When Mika first emerged on the pop scene a couple years ago with Life In Cartoon Motion you could hear echoes of many of his gay, dramatic British pop forebears, most of whom were popular before the 26-year-old was even born. Given Mika's penchant for singing in gorgeous falsetto, Freddie Mercury of Queen seemed the most influential.
You can still hear Mercury all over The Boy Who Knew Too Much. But now a new idol emerges.
''I, wanna be your brother, wanna be your father, too,'' Mika sings, on ''Touches You.'' ''I, wanna be your sister, wanna be your mother, too. I wanna be, wanna be, whatever else that touches you.''
Remind you of anyone?
Now that George Michael has retired from making pop music, Mika seems to be positioning himself as Michael's successor. ''Touches You'' is an irresistible slice of pop jauntier than Michael's ''Father Figure,'' but even without the lyrical similarities, the song's musical similarities are also a bit uncanny. Not to mention, the two singer-songwriters' personal histories. Michael grew up in London of Greek descent, while Mika grew up in London of Lebanese descent. He was born Michael Holbrook Penniman in Beirut.
The surprise is that Mika actually makes the comparison work. The shoe fits. The Boy Who Knew Too Much may not be the carbon copy of Michael's breakout solo set Faith from 22 years ago – it's not that much of a revelation. And just like Michael before him, Mika is hounded now early in his career by questions over his sexuality. Mika usually dodges such questions, though last month he told a British gay magazine, ''Call me bisexual, if you need a term for me.'' Perhaps Mika needs a dose of his own medicine. ''Life could be simple but you never fail to complicate it every single time,'' Mika sings on the catchy, handclap wonder ''Blame It On The Girls.'' The song is about someone who blames everyone but himself for his problems. ''Blame it on the girls who know what to do. Blame it on the boys who keep hitting on you.''
Of course, times are different now. Mika didn't score major American success his first time at bat the way Michael did in Wham! His ABBA-steeped sound seems to be too flamboyantly poppy for today's mainstream American ears, who just can't bring themselves to like Robbie Williams or the Scissor Sisters or Kylie Minogue – heck, even Madonna – for fear of being called queer.
If sex sells, Mika's not doing himself any favors in that regard, either. His songs – and especially his album's artwork, in part painted by his sister – are steeped in non-threatening cartoon fantasies and fairytales. ''Teenage dreams in a teenage circus, running around like a clown on purpose,'' Mika sings on lead track ''We Are Golden.''
Clearly, this is not his pop father figure's music. (Mika doesn't want your sex.) And it's not really the music of his age either. Now that he's seven years removed from teenage dreams, isn't it time he got a bit more serious, tackling some adult realities?

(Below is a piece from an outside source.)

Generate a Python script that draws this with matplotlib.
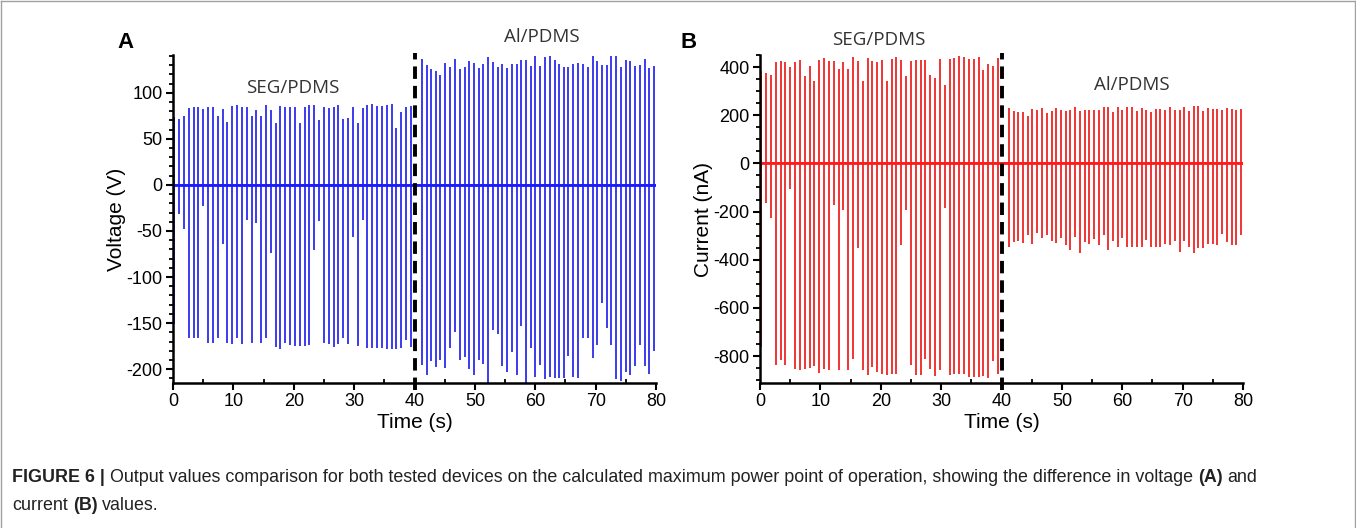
import numpy as np
import matplotlib
matplotlib.use("Agg")
import matplotlib.pyplot as plt
from matplotlib.lines import Line2D
from matplotlib.transforms import IdentityTransform
from matplotlib.ticker import MultipleLocator

plt.rcParams['font.family'] = ['Liberation Sans', 'DejaVu Sans']
plt.rcParams['axes.unicode_minus'] = False

# pulse times (s) for the two devices
seg_times = [0.2, 1.0, 1.8, 2.6, 3.4, 4.2, 5.0, 5.8, 6.6, 7.4, 8.2, 9.0, 9.8, 10.6, 11.4, 12.2, 13.0,
             13.8, 14.6, 15.4, 16.2, 17.0, 17.8, 18.6, 19.4, 20.2, 21.0, 21.8, 22.6, 23.4, 24.2, 25.0,
             25.8, 26.6, 27.4, 28.2, 29.0, 29.8, 30.6, 31.4, 32.2, 33.0, 33.8, 34.6, 35.4, 36.2, 37.0,
             37.8, 38.6, 39.4]
al_times = [41.2, 42.0, 42.8, 43.6, 44.3, 45.1, 45.9, 46.7, 47.5, 48.3, 49.1, 49.8, 50.6, 51.4, 52.2,
            53.0, 53.8, 54.5, 55.3, 56.1, 56.9, 57.7, 58.5, 59.3, 60.0, 60.8, 61.6, 62.4, 63.2, 64.0,
            64.8, 65.5, 66.3, 67.1, 67.9, 68.7, 69.5, 70.2, 71.0, 71.8, 72.6, 73.4, 74.2, 75.0, 75.7,
            76.5, 77.3, 78.1, 78.9, 79.7]
rec_start, rec_end = 0, 80
divider_time = 40

# voltage peaks (V)
volt_seg_pos = [73, 71, 74, 82, 84, 83, 81, 84, 84, 74, 81, 67, 85, 86, 83, 83, 74, 80, 74, 86,
                80, 66, 85, 84, 84, 84, 66, 84, 86, 86, 69, 84, 82, 83, 86, 71, 72, 84, 66, 82,
                86, 87, 85, 85, 86, 87, 61, 78, 83, 85]
volt_seg_neg = [-150, -30, -47, -165, -165, -165, -22, -170, -170, -165, -63, -170, -172, -165, -172,
                -37, -170, -40, -170, -165, -73, -175, -177, -170, -173, -174, -174, -174, -173, -70,
                -38, -170, -172, -175, -172, -165, -172, -55, -174, -37, -176, -176, -176, -176, -177,
                -177, -177, -176, -167, -175]
volt_al_pos = [136, 129, 125, 123, 118, 131, 127, 136, 125, 127, 133, 131, 126, 130, 138, 132, 127,
               130, 126, 130, 130, 135, 134, 128, 139, 128, 138, 139, 135, 130, 127, 127, 130, 131,
               130, 127, 139, 133, 129, 129, 139, 139, 127, 135, 133, 128, 129, 136, 126, 128]
volt_al_neg = [-194, -205, -190, -196, -189, -198, -176, -159, -189, -186, -199, -205, -189, -193,
               -216, -156, -161, -195, -202, -180, -205, -152, -216, -176, -207, -194, -210, -207,
               -208, -208, -208, -185, -207, -208, -165, -165, -187, -173, -127, -154, -173, -210,
               -212, -202, -205, -195, -173, -195, -204, -179]

# current peaks (nA)
cur_seg_pos = [380, 371, 362, 415, 422, 415, 397, 415, 426, 357, 401, 339, 426, 432, 422, 422, 387,
               418, 387, 436, 422, 339, 432, 422, 415, 426, 339, 429, 436, 426, 357, 422, 426, 426,
               426, 362, 349, 429, 321, 429, 432, 443, 436, 429, 429, 436, 385, 408, 401, 432]
cur_seg_neg = [-758, -161, -224, -834, -814, -834, -104, -848, -855, -848, -846, -837, -865, -848,
               -855, -168, -855, -189, -855, -807, -349, -855, -876, -842, -862, -869, -873, -869,
               -869, -335, -189, -834, -873, -873, -807, -848, -879, -855, -182, -876, -869, -869,
               -869, -883, -883, -883, -879, -887, -818, -869]
cur_al_pos = [224, 214, 210, 210, 193, 221, 218, 224, 204, 214, 224, 218, 214, 218, 228, 214, 218,
              218, 218, 218, 228, 228, 210, 228, 218, 228, 232, 214, 224, 218, 210, 221, 221, 218,
              232, 218, 218, 228, 214, 235, 235, 214, 224, 221, 221, 218, 224, 221, 218, 221]
cur_al_neg = [-342, -321, -318, -328, -293, -332, -286, -304, -293, -318, -328, -304, -335, -355,
              -300, -369, -321, -332, -310, -335, -293, -355, -318, -342, -307, -342, -342, -342,
              -342, -314, -342, -342, -342, -332, -335, -318, -362, -318, -342, -369, -349, -349,
              -332, -332, -335, -290, -321, -335, -335, -293]


def pulse_trace(times, pos, neg):
    # every pulse: baseline -> positive peak -> negative peak -> baseline
    t = np.repeat(np.asarray(times, float), 4)
    z = np.zeros(len(pos))
    v = np.column_stack([z, pos, neg, z]).ravel()
    t = np.concatenate([[rec_start], t, [rec_end]])
    v = np.concatenate([[0], v, [0]])
    return t, v


fig = plt.figure(figsize=(13.56, 5.28), dpi=100)
axA = fig.add_axes([0.1276, 0.2746, 0.3562, 0.6212])
axB = fig.add_axes([0.5605, 0.2746, 0.3562, 0.6212])

tA, vA = pulse_trace(seg_times + al_times, volt_seg_pos + volt_al_pos, volt_seg_neg + volt_al_neg)
axA.plot(tA, vA, color='#4040ee', lw=1.3)
axA.plot([rec_start, rec_end], [0, 0], color='#1a1aff', lw=2.0)
tB, vB = pulse_trace(seg_times + al_times, cur_seg_pos + cur_al_pos, cur_seg_neg + cur_al_neg)
axB.plot(tB, vB, color='#f03a3a', lw=1.3)
axB.plot([rec_start, rec_end], [0, 0], color='#ff1a1a', lw=2.0)

axA.set_ylim(-215, 141)
axB.set_ylim(-912, 450)
axA.yaxis.set_major_locator(MultipleLocator(50))
axA.yaxis.set_minor_locator(MultipleLocator(10))
axB.yaxis.set_major_locator(MultipleLocator(200))
axB.yaxis.set_minor_locator(MultipleLocator(50))

for ax in (axA, axB):
    ax.axvline(divider_time, ymin=-0.02, ymax=1.005, color='black', lw=2.8,
               linestyle=(0, (3.2, 1.8)), clip_on=False, zorder=5)
    ax.set_xlim(rec_start, rec_end)
    ax.xaxis.set_major_locator(MultipleLocator(10))
    ax.xaxis.set_minor_locator(MultipleLocator(5))
    for s in ('top', 'right'):
        ax.spines[s].set_visible(False)
    for s in ('left', 'bottom'):
        ax.spines[s].set_linewidth(1.8)
    ax.tick_params(axis='both', which='major', direction='out', length=5, width=1.5,
                   labelsize=13, pad=2.5)
    ax.tick_params(axis='both', which='minor', direction='out', length=3, width=1.3)
    ax.tick_params(axis='x', which='minor', direction='in')
    ax.set_xlabel('Time (s)', fontsize=15, labelpad=2)

axA.set_ylabel('Voltage (V)', fontsize=15, labelpad=0)
axB.set_ylabel('Current (nA)', fontsize=15, labelpad=0)

fig.text(125 / 1356, 1 - 43 / 528, 'A', fontsize=16, fontweight='bold', ha='center', va='center')
fig.text(689 / 1356, 1 - 43 / 528, 'B', fontsize=16, fontweight='bold', ha='center', va='center')

note = dict(fontsize=13.5, color='#333333', ha='center', va='center', family=['Open Sans', 'DejaVu Sans'])
fig.text(293 / 1356, 1 - 88 / 528, 'SEG/PDMS', **note)
fig.text(542 / 1356, 1 - 37 / 528, 'Al/PDMS', **note)
fig.text(879 / 1356, 1 - 40 / 528, 'SEG/PDMS', **note)
fig.text(1132 / 1356, 1 - 85 / 528, 'Al/PDMS', **note)

# thin frame around the figure
frame = dict(color='#a0a0a0', lw=1.0, transform=fig.transFigure)
fig.lines.append(Line2D([0.0004, 0.0004], [0, 0.999], **frame))
fig.lines.append(Line2D([0.0004, 0.9996], [0.999, 0.999], **frame))
fig.lines.append(Line2D([0.9996, 0.9996], [0, 0.999], **frame))

# caption with bold pieces; each piece is (text, weight, gap before it in px)
renderer = fig.canvas.get_renderer()


def rich_line(x, y, parts, size=12.9):
    for s, w, gap in parts:
        x += gap
        t = fig.text(x, y, s, fontsize=size, fontweight=w, color='#222222', va='center',
                     transform=IdentityTransform())
        x = t.get_window_extent(renderer).x1


rich_line(12, 528 - 478, [('FIGURE 6 |', 'bold', 0),
                          ('Output values comparison for both tested devices on the calculated maximum '
                           'power point of operation, showing the difference in voltage', 'normal', 5),
                          ('(A)', 'bold', 5), ('and', 'normal', 5)])
rich_line(12, 528 - 505, [('current', 'normal', 0), ('(B)', 'bold', 5), ('values.', 'normal', 5)])

fig.savefig('out.png', dpi=100)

Sure, but until then, The Boy Who Knew Too Much is a gem of a pop album. Greg Wells (Pink, Katy Perry) has returned to the fold to produce another Mika album trafficking in bright, bubbly, wonderfully catchy melodies. If Mika is the titular boy who knows too much, you certainly won't begrudge him bending your ear.
Nobody creates a better pop circus than Basement Jaxx. Over the course of five albums the past decade, the British duo of Felix Burton and Simon Ratcliffe has led the way in pop music that draws from every possible genre of music. On Scars, they again span the spectrum of influences, drawing from country to hazy hip-hop, reggae to house, anthemic R&B to experimental jazz – and yet every track is stamped with the Jaxx's own zany signature sound. The album, like the last few Jaxx sets, is solid, with one piece of pop perfection after another. In fact, only time and still more repeated listens will prove it, but Scars may top all the rest as the duo's best. (Crazy Itch Radio is the duo's best title though, succinctly summing up their across-the-board contagious appeal.) The smoky-voiced Paloma Faith guests on ''What's A Girl Gotta Do?,'' trotting out the marching band, complete with a kazoo section, to try to get a boy to notice her. He must be deaf if he still doesn't notice her musical charms. She had me at the trumpets that launch the song.
The set's pinnacle has to be Burton and Ratcliffe's work with Yoko Ono – of all people. ''Day Of The Sunflowers (We March On)'' features a characteristically eccentric song-poem from Ono about the wonders of nature, and Burton and Ratcliffe do wonderful work visualizing her vocalized realizations. It all seems to take place underwater, or in a half-submerged lagoon, with the music bubbling up to the surface as Ono talks about how the ''fish tickle my skin, the trees feel so nice on my knees.''
Trust me, you must hear it to believe in this fantasy. But you will believe.